Tuesday, May 6, 2008

The Fable of the Struggling Snake

Our evening music-making was interrupted by Maggie (our golden retriever) barking frantically outside the bedroom window. I know her various barks, and this was her “I found it, I cornered it, now it’s time for y’all with the opposable thumbs to deal with it.”

The “it” was a snake – a beautiful gopher snake -- doing his very best diamondback rattler imitation. He was making menacing hissing noises in his throat, shaking his tail and flattening out his head -- it is the kind of complicated, mind-boggling performance that’ll make you believe in God.

He was trapped -- tangled and wound up tightly in pile of bird netting. And from the way the nylon net was cutting into his skin, I guessed he’d been stuck for awhile.

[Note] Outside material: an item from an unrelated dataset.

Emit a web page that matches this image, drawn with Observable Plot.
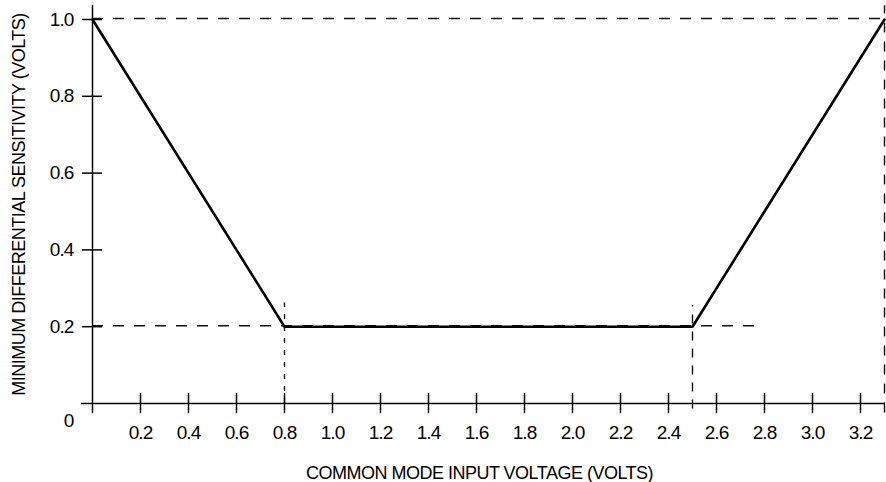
<!DOCTYPE html>
<html>
<head>
<meta charset="utf-8">
<script src="https://cdn.jsdelivr.net/npm/d3@7"></script>
<script src="https://cdn.jsdelivr.net/npm/@observablehq/plot@0.6"></script>
<style>
  html, body { margin: 0; padding: 0; background: #fff; }
  #chart svg { display: block; }
  #chart svg g.ticklab text { letter-spacing: -0.9px; }
</style>
</head>
<body>
<div id="chart"></div>
<script>
// ---- data ----
const curveX = [0, 0.8, 2.5, 3.3];
const curveY = [1.0, 0.2, 0.2, 1.0];

const xTicks = [0.2, 0.4, 0.6, 0.8, 1.0, 1.2, 1.4, 1.6, 1.8, 2.0, 2.2, 2.4, 2.6, 2.8, 3.0, 3.2];
const yTicks = [0.2, 0.4, 0.6, 0.8, 1.0];

// horizontal guide lines: value, start, end
const hGuideY = [1.0, 0.2];
const hGuideX1 = [0, 0];
const hGuideX2 = [3.3, 2.8];

// vertical guide lines: value, bottom, top
const vGuideX = [0.8, 2.5, 3.3];
const vGuideY1 = [0, -0.014, -0.025];
const vGuideY2 = [0.262, 0.255, 1.036];
const vGuideDash = ["5,7", "9,8", "10,9"];

const xTitle = "COMMON MODE INPUT VOLTAGE (VOLTS)";
const yTitle = "MINIMUM DIFFERENTIAL SENSITIVITY (VOLTS)";

const curve = curveX.map((x, i) => ({x, y: curveY[i]}));
const hGuides = hGuideY.map((y, i) => ({y, x1: hGuideX1[i], x2: hGuideX2[i]}));
const vGuides = vGuideX.map((x, i) => ({x, y1: vGuideY1[i], y2: vGuideY2[i], dash: vGuideDash[i]}));

const FONT = "'Liberation Sans', Arial, sans-serif";

const plot = Plot.plot({
  width: 886,
  height: 482,
  marginLeft: 92,
  marginRight: 2,
  marginTop: 19,
  marginBottom: 79,
  style: {fontFamily: FONT, fontSize: "18px", letterSpacing: "-0.5px", color: "#000", background: "#fff"},
  x: {domain: [0, 3.3], axis: null},
  y: {domain: [0, 1], axis: null},
  marks: [
    // guides
    Plot.ruleY(hGuides, {y: "y", x1: "x1", x2: "x2", stroke: "#111", strokeWidth: 1.4, strokeDasharray: "11,10", dy: -1}),
    ...vGuides.map(g => Plot.ruleX([g], {x: "x", y1: "y1", y2: "y2", stroke: "#111", strokeWidth: 1.4, strokeDasharray: g.dash})),
    // axes lines
    Plot.ruleY([0], {x1: 0, x2: 3.3, insetLeft: -11, insetRight: -1, stroke: "#000", strokeWidth: 1.5}),
    Plot.ruleX([0], {y1: 0, y2: 1, insetTop: 10, insetBottom: 14, stroke: "#000", strokeWidth: 1.5}),
    // ticks
    Plot.ruleX(xTicks, {x: d => d, y1: 0, y2: 0, insetTop: -10, insetBottom: -10, stroke: "#000", strokeWidth: 1.5}),
    Plot.ruleY(yTicks, {y: d => d, x1: 0, x2: 0, insetLeft: -10, insetRight: -10, stroke: "#000", strokeWidth: 1.5}),
    // tick labels
    Plot.text(xTicks, {x: d => d, y: 0, text: d => d.toFixed(1), dy: 29, fill: "#000", fontSize: 19, textAnchor: "middle", className: "ticklab"}),
    Plot.text(yTicks, {x: 0, y: d => d, text: d => d.toFixed(1), dx: -19, fill: "#000", fontSize: 19, textAnchor: "end", className: "ticklab"}),
    Plot.text([0], {x: 0, y: 0, text: d => "0", dx: -19, dy: 17, fill: "#000", fontSize: 19, textAnchor: "end", className: "ticklab"}),
    // curve
    Plot.line(curve, {x: "x", y: "y", stroke: "#000", strokeWidth: 2.6, strokeLinejoin: "miter"}),
    // titles
    Plot.text([xTitle], {frameAnchor: "bottom", text: d => d, dx: -9, dy: 75, fill: "#000", fontSize: 18, textAnchor: "middle"}),
    Plot.text([yTitle], {frameAnchor: "left", text: d => d, rotate: -90, dx: -73, dy: -7, fill: "#000", fontSize: 18, textAnchor: "middle", lineAnchor: "middle"})
  ]
});
document.getElementById("chart").appendChild(plot);
</script>
</body>
</html>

So I brought out some long sharp scissors and offered them to the 49-year-old husband and the two 12-year-old boys who’d gathered around to watch the critter. (If you’re keeping score, that’s 73 years and three Y chromosomes.) They unanimously declined.

I mumbled something about wimps and started cutting the netting away, while the snake writhed and twisted, hissed and squirmed and did his level best to thwart me. At one point he wrapped his head through a wire fence and just turned and stared at me. He calmed down enough for me to snip the last bit of nylon away from his scaly skin and slithered through the fence and into the tall grass. Never even looked back.

As Tevye said, "All good stories have a moral." This one has several, but here's one:

When you find yourself hopelessly tangled up, posturing and struggling will only make things worse.

I'm sure there are better ones - profound? funny? twisted? C'mon - chime in, please.

2 comments:

Anonymous said...

The moral of this story is I should not move to the country and that I should think twice before visiting knowing that thing is on the loose!!!!!!!!!!

On the other hand, I am proud of you for having the largest balls in your family :-)

xo

Erin said...

Come visit, friend. I'll protect you - promise!

As for an alternate moral:
"Beware of songwriters with scissors - they have no appreciation for performance art."